- INSTRUCTIONS FOR THE TASK -
Everything from the line with "Give me the matplotlib source for this chart." down to the line with "yticks = [0, 200, 400, 600, 800, 1000, 1200]" below must be printed exactly, those two lines included. Exclude pictures.

[Collected data entries]
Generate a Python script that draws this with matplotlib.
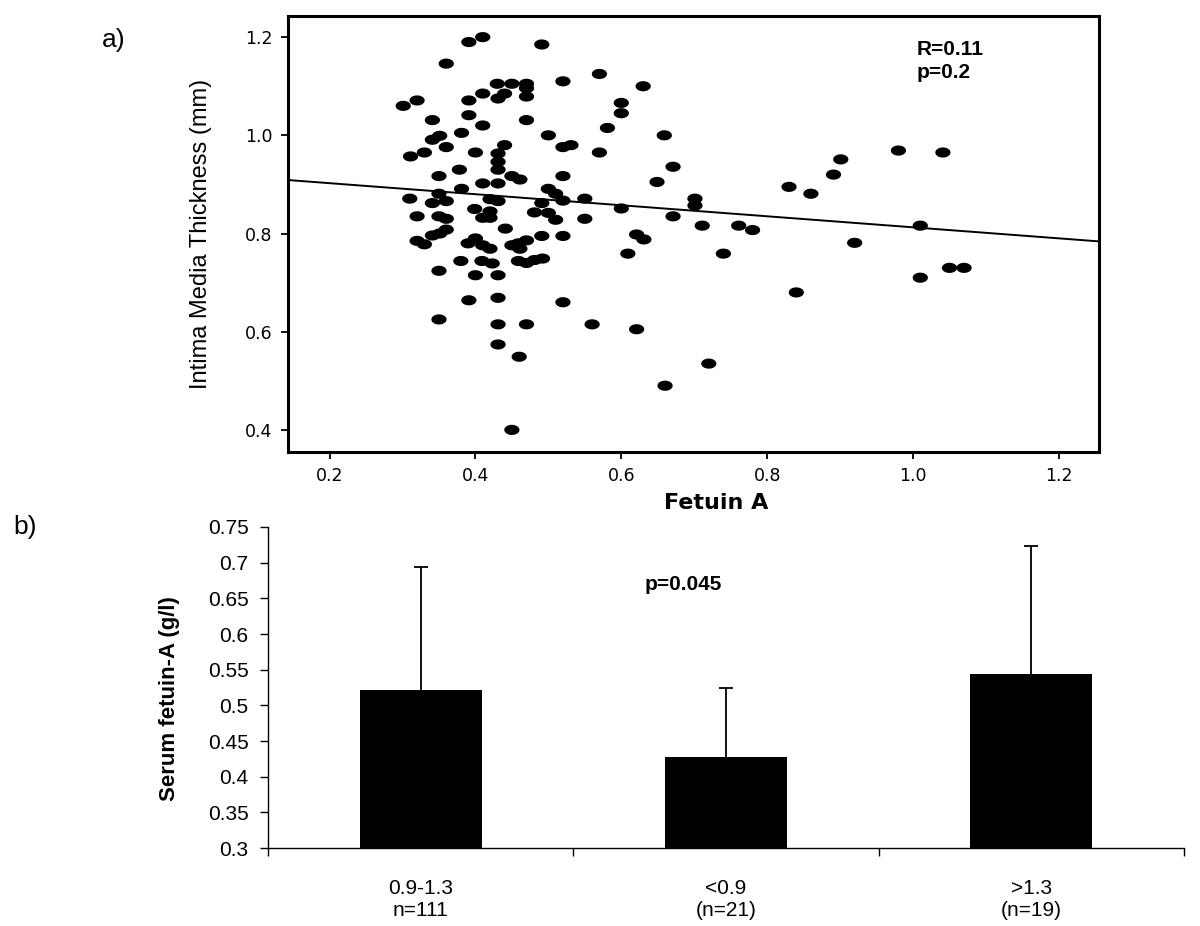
import numpy as np
import matplotlib.pyplot as plt
from matplotlib.path import Path
from matplotlib.ticker import FormatStrFormatter, FuncFormatter

plt.rcParams['font.family'] = ['Liberation Sans', 'DejaVu Sans']

# a) scatter: fetuin A vs intima media thickness (values read off the figure)
fetuin = [0.301, 0.320, 0.311, 0.330, 0.341, 0.341, 0.351, 0.360, 0.360, 0.391,
          0.410, 0.391, 0.391, 0.410, 0.410, 0.381, 0.400, 0.430, 0.431, 0.440,
          0.450, 0.470, 0.470, 0.470, 0.470, 0.491, 0.500, 0.520, 0.520, 0.531,
          0.440, 0.431, 0.431, 0.431, 0.450, 0.461, 0.378, 0.350, 0.410, 0.431,
          0.381, 0.520, 0.500, 0.510, 0.350, 0.310, 0.341, 0.360, 0.420, 0.431,
          0.491, 0.520, 0.320, 0.350, 0.360, 0.399, 0.420, 0.410, 0.420, 0.481,
          0.500, 0.510, 0.441, 0.320, 0.330, 0.341, 0.351, 0.360,
          0.390, 0.400, 0.410, 0.420, 0.450, 0.459, 0.461, 0.470, 0.491, 0.520,
          0.380, 0.409, 0.423, 0.459, 0.470, 0.481, 0.492, 0.350, 0.400, 0.431,
          0.391, 0.431, 0.520, 0.350, 0.431, 0.470, 0.431, 0.460, 0.450,
          0.570, 0.630, 0.600, 0.600, 0.581, 0.659, 0.570, 0.671, 0.649, 0.830,
          0.860, 0.891, 0.901, 0.980, 1.041, 0.550, 0.600, 0.701, 0.701, 0.550,
          0.671, 0.711, 0.761, 0.780, 0.621, 0.631, 1.010, 0.920,
          0.609, 0.740, 1.010, 1.050, 1.070, 0.840, 0.560, 0.621, 0.720, 0.660]
imt = [1.060, 1.071, 0.957, 0.965, 1.031, 0.991, 0.999, 1.146, 0.976, 1.190,
       1.200, 1.071, 1.041, 1.085, 1.020, 1.005, 0.965, 1.105, 1.075, 1.085,
       1.105, 1.105, 1.096, 1.079, 1.031, 1.185, 1.000, 1.110, 0.976, 0.980,
       0.980, 0.963, 0.946, 0.930, 0.917, 0.910, 0.930, 0.917, 0.902, 0.902,
       0.891, 0.917, 0.891, 0.881, 0.881, 0.871, 0.862, 0.866, 0.870, 0.866,
       0.862, 0.867, 0.835, 0.835, 0.830, 0.850, 0.845, 0.832, 0.832, 0.843,
       0.842, 0.828, 0.810, 0.785, 0.778, 0.796, 0.800, 0.808,
       0.780, 0.790, 0.776, 0.769, 0.776, 0.780, 0.769, 0.786, 0.795, 0.795,
       0.744, 0.744, 0.739, 0.744, 0.740, 0.746, 0.749, 0.724, 0.715, 0.715,
       0.664, 0.669, 0.660, 0.625, 0.615, 0.615, 0.574, 0.549, 0.400,
       1.125, 1.100, 1.066, 1.045, 1.015, 1.000, 0.965, 0.936, 0.905, 0.895,
       0.881, 0.920, 0.951, 0.969, 0.965, 0.871, 0.851, 0.871, 0.857, 0.830,
       0.835, 0.816, 0.816, 0.807, 0.798, 0.788, 0.816, 0.781,
       0.759, 0.759, 0.710, 0.730, 0.730, 0.680, 0.615, 0.605, 0.535, 0.490]
fit_intercept = 0.925
fit_slope = -0.1124
r_text = 'R=0.11\np=0.2'

# b) bars: serum fetuin-A by IMT group
groups = ['0.9-1.3\nn=111', '<0.9\n(n=21)', '>1.3\n(n=19)']
means = [0.521, 0.427, 0.544]
sd = [0.173, 0.098, 0.180]
p_text = 'p=0.045'

fig = plt.figure(figsize=(12, 9.26), dpi=100)

# ---- a) ----
ax1 = fig.add_axes([0.24, 0.5119, 0.6758, 0.4708])
t = np.linspace(0, 2 * np.pi, 80)
ellipse = Path(np.column_stack([1.5 * np.cos(t), np.sin(t)]))
ax1.scatter(fetuin, imt, s=120, marker=ellipse, color='black', edgecolors='none')
xl = np.array([0.143, 1.255])
ax1.plot(xl, fit_intercept + fit_slope * xl, color='black', lw=1.4)
ax1.set_xlim(0.143, 1.255)
ax1.set_ylim(0.355, 1.243)
ax1.set_xticks([0.2, 0.4, 0.6, 0.8, 1.0, 1.2])
ax1.set_yticks([0.4, 0.6, 0.8, 1.0, 1.2])
ax1.xaxis.set_major_formatter(FormatStrFormatter('%.1f'))
ax1.yaxis.set_major_formatter(FormatStrFormatter('%.1f'))
for s in ax1.spines.values():
    s.set_linewidth(2.2)
ax1.tick_params(length=5, width=1.3, pad=6, labelsize=12.5)
for lab in ax1.get_xticklabels() + ax1.get_yticklabels():
    lab.set_family('DejaVu Sans')
ax1.set_ylabel('Intima Media Thickness (mm)', fontsize=17)
ax1.yaxis.set_label_coords(-0.094, 0.5)
ax1.set_xlabel('Fetuin A', fontsize=16, fontweight='bold', family='DejaVu Sans')
ax1.xaxis.set_label_coords(0.528, -0.095)
ax1.text(0.7756, 0.945, r_text, transform=ax1.transAxes, ha='left', va='top',
         fontsize=15, fontweight='bold', linespacing=1.3)
fig.text(0.085, 0.97, 'a)', fontsize=19, va='top')

# ---- b) ----
ax2 = fig.add_axes([0.2233, 0.0842, 0.7633, 0.3467])
x = np.arange(len(groups))
ax2.errorbar(x, means, yerr=sd, fmt='none', ecolor='black',
             elinewidth=1.3, capsize=5, capthick=1.3, zorder=2)
ax2.bar(x, means, width=0.4, color='black', zorder=3)
ax2.set_xlim(-0.5, 2.5)
ax2.set_ylim(0.3, 0.75)
ax2.set_yticks(np.arange(0.3, 0.76, 0.05))
ax2.yaxis.set_major_formatter(FuncFormatter(lambda v, pos: f'{round(v, 2):g}'))
ax2.set_xticks([-0.5, 0.5, 1.5, 2.5])
ax2.set_xticklabels([])
ax2.set_xticks(x, minor=True)
ax2.set_xticklabels(groups, minor=True)
ax2.tick_params(axis='x', which='minor', length=0, pad=22, labelsize=15)
ax2.tick_params(axis='x', which='major', length=6, width=1)
ax2.tick_params(axis='y', length=6, width=1, pad=8, labelsize=15)
ax2.spines['top'].set_visible(False)
ax2.spines['right'].set_visible(False)
ax2.spines['left'].set_linewidth(1)
ax2.spines['bottom'].set_linewidth(1)
ax2.set_ylabel('Serum fetuin-A (g/l)', fontsize=16, fontweight='bold')
ax2.yaxis.set_label_coords(-0.096, 0.467)
ax2.text(0.86, 0.67, p_text, ha='center', va='center', fontsize=15, fontweight='bold')
fig.text(0.011, 1 - 515 / 926, 'b)', fontsize=19, va='top')

fig.savefig('out.png', dpi=100)
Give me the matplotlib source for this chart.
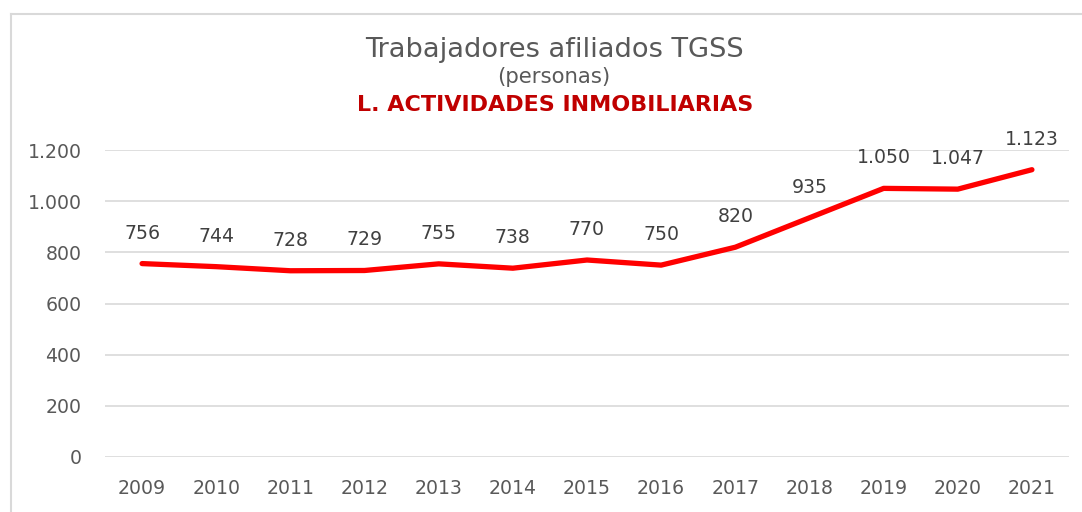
import matplotlib
matplotlib.use("Agg")
import matplotlib.pyplot as plt
from matplotlib.lines import Line2D
from matplotlib.ticker import FuncFormatter

years = ["2009", "2010", "2011", "2012", "2013", "2014", "2015",
         "2016", "2017", "2018", "2019", "2020", "2021"]
values = [756, 744, 728, 729, 755, 738, 770, 750, 820, 935, 1050, 1047, 1123]
yticks = [0, 200, 400, 600, 800, 1000, 1200]

title = "Trabajadores afiliados TGSS"
subtitle = "(personas)"
sector = "L. ACTIVIDADES INMOBILIARIAS"

W, H = 1082, 512
fig = plt.figure(figsize=(W / 100, H / 100), dpi=100)
fig.patch.set_facecolor("white")

# axes: x from 105 to 1069 px, y 0 at 457 px and 1200 at 150 px
ax = fig.add_axes([105 / W, (H - 457) / H, (1069 - 105) / W, (457 - 150) / H])
x = list(range(len(years)))
ax.plot(x, values, color="#FF0000", linewidth=3.8, solid_capstyle="round",
        solid_joinstyle="round", zorder=3)
ax.set_xlim(-0.5, len(years) - 0.5)
ax.set_ylim(0, 1200)
ax.set_yticks(yticks)
ax.yaxis.set_major_formatter(FuncFormatter(lambda v, p: f"{int(v):,}".replace(",", ".")))
ax.set_xticks(x)
ax.set_xticklabels(years)
ax.grid(axis="y", color="#d9d9d9", linewidth=1.2)
ax.set_axisbelow(True)
for s in ax.spines.values():
    s.set_visible(False)
ax.tick_params(length=0, labelsize=13.6, labelcolor="#595959")
ax.tick_params(axis="y", pad=17)
ax.tick_params(axis="x", pad=16)

for xi, v in zip(x, values):
    ax.annotate(f"{v:,}".replace(",", "."), (xi, v), xytext=(0, 22),
                textcoords="offset points", ha="center", va="center",
                fontsize=13.6, color="#404040")

fig.text(554 / W, 1 - 50 / H, title, ha="center", va="center", fontsize=19.6, color="#595959")
fig.text(554 / W, 1 - 77 / H, subtitle, ha="center", va="center", fontsize=15.3, color="#595959")
fig.text(555 / W, 1 - 105 / H, sector, ha="center", va="center", fontsize=16,
         fontweight="bold", color="#C00000")

# chart border (top and left visible)
fig.add_artist(Line2D([10.5 / W, 1.0], [1 - 13.5 / H, 1 - 13.5 / H],
                      transform=fig.transFigure, color="#d9d9d9", linewidth=1.5))
fig.add_artist(Line2D([10.5 / W, 10.5 / W], [0, 1 - 13.5 / H],
                      transform=fig.transFigure, color="#d9d9d9", linewidth=1.5))

fig.savefig("out.png", dpi=100, facecolor="white")
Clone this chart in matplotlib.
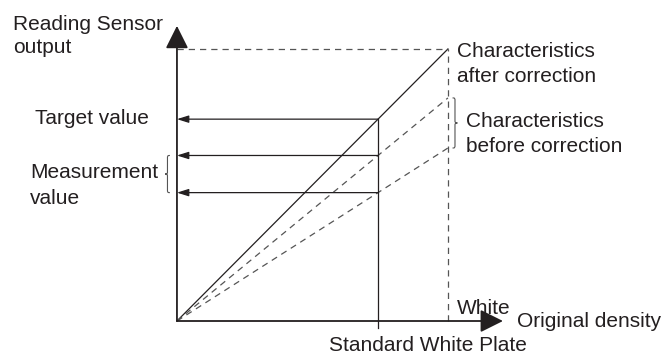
import matplotlib
matplotlib.use("Agg")
import matplotlib.pyplot as plt
import numpy as np
from matplotlib.path import Path
from matplotlib.patches import PathPatch

# sensor characteristic slopes (output at white = slope)
slope_after = 1.0
slopes_before = [0.82, 0.636]
plate_x = 0.742   # standard white plate density
white_x = 1.0     # white density

ink = "#231f20"
grey = "#555555"
fs = 15

plt.rcParams["font.family"] = ["Liberation Sans", "DejaVu Sans"]

fig = plt.figure(figsize=(6.65, 3.54), dpi=100)
ax = fig.add_axes([0, 0, 1, 1])
ax.set_xlim(-0.653, 1.801)
ax.set_ylim(-0.1213, 1.180)
ax.axis("off")


def brace(ax, x_back, y1, y2, w, d):
    """Vertical curly brace; d=-1 points left, d=+1 points right."""
    h = w / 2
    ym = (y1 + y2) / 2
    r = w * 0.8
    xm = x_back + d * h
    verts = [
        (x_back, y2),
        (xm, y2), (xm, y2), (xm, y2 - r),
        (xm, ym + r),
        (xm, ym), (xm, ym), (x_back + d * w, ym),
        (xm, ym), (xm, ym), (xm, ym - r),
        (xm, y1 + r),
        (xm, y1), (xm, y1), (x_back, y1),
    ]
    codes = [Path.MOVETO,
             Path.CURVE4, Path.CURVE4, Path.CURVE4,
             Path.LINETO,
             Path.CURVE4, Path.CURVE4, Path.CURVE4,
             Path.CURVE4, Path.CURVE4, Path.CURVE4,
             Path.LINETO,
             Path.CURVE4, Path.CURVE4, Path.CURVE4]
    ax.add_patch(PathPatch(Path(verts, codes), fill=False, lw=0.8, ec=grey))


# axes with big arrow heads
big = dict(arrowstyle="-|>,head_length=0.7,head_width=0.35", color=ink, lw=1.3,
           shrinkA=0, shrinkB=0, mutation_scale=20)
ax.annotate("", xy=(0, 1.085), xytext=(0, 0), arrowprops=big)
ax.annotate("", xy=(1.203, 0), xytext=(0, 0), arrowprops=big)

# characteristic lines
ax.plot([0, white_x], [0, slope_after * white_x], color=ink, lw=0.9)
for s in slopes_before:
    ax.plot([0, white_x], [0, s * white_x], color=grey, lw=0.9, ls=(0, (5, 4)))

# white limit (dashed box)
ax.plot([white_x, white_x], [0, slope_after * white_x], color=grey, lw=0.9, ls=(0, (5, 4)))
ax.plot([0, white_x], [slope_after * white_x] * 2, color=grey, lw=0.9, ls=(0, (5, 4)))

# standard white plate line
ax.plot([plate_x, plate_x], [-0.026, slope_after * plate_x], color=ink, lw=0.9)

# read-out arrows to the y axis
small = dict(arrowstyle="-|>,head_length=0.7,head_width=0.22", color=ink, lw=0.9,
             shrinkA=0, shrinkB=0, mutation_scale=10)
for s in [slope_after] + slopes_before:
    ax.annotate("", xy=(0, s * plate_x), xytext=(plate_x, s * plate_x), arrowprops=small)

# braces
brace(ax, -0.026, slopes_before[1] * plate_x, slopes_before[0] * plate_x, 0.018, -1)
brace(ax, 1.017, slopes_before[1] * white_x, slopes_before[0] * white_x, 0.018, 1)

# labels
kw = dict(fontsize=fs, color=ink, va="baseline")
ax.text(-0.605, 1.070, "Reading Sensor", **kw)
ax.text(-0.605, 0.985, "output", **kw)
ax.text(-0.524, 0.724, "Target value", **kw)
ax.text(-0.542, 0.526, "Measurement", **kw)
ax.text(-0.542, 0.430, "value", **kw)
ax.text(1.033, 0.972, "Characteristics", **kw)
ax.text(1.033, 0.880, "after correction", **kw)
ax.text(1.066, 0.713, "Characteristics", **kw)
ax.text(1.066, 0.621, "before correction", **kw)
ax.text(1.033, 0.026, "White", **kw)
ax.text(1.255, -0.022, "Original density", **kw)
ax.text(0.926, -0.110, "Standard White Plate", ha="center", **kw)

fig.savefig("out.png", dpi=100)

- COMPLETED TASK -
Give me the matplotlib source for this chart.
import matplotlib
matplotlib.use("Agg")
import matplotlib.pyplot as plt
from matplotlib.lines import Line2D
from matplotlib.ticker import FuncFormatter

years = ["2009", "2010", "2011", "2012", "2013", "2014", "2015",
         "2016", "2017", "2018", "2019", "2020", "2021"]
values = [756, 744, 728, 729, 755, 738, 770, 750, 820, 935, 1050, 1047, 1123]
yticks = [0, 200, 400, 600, 800, 1000, 1200]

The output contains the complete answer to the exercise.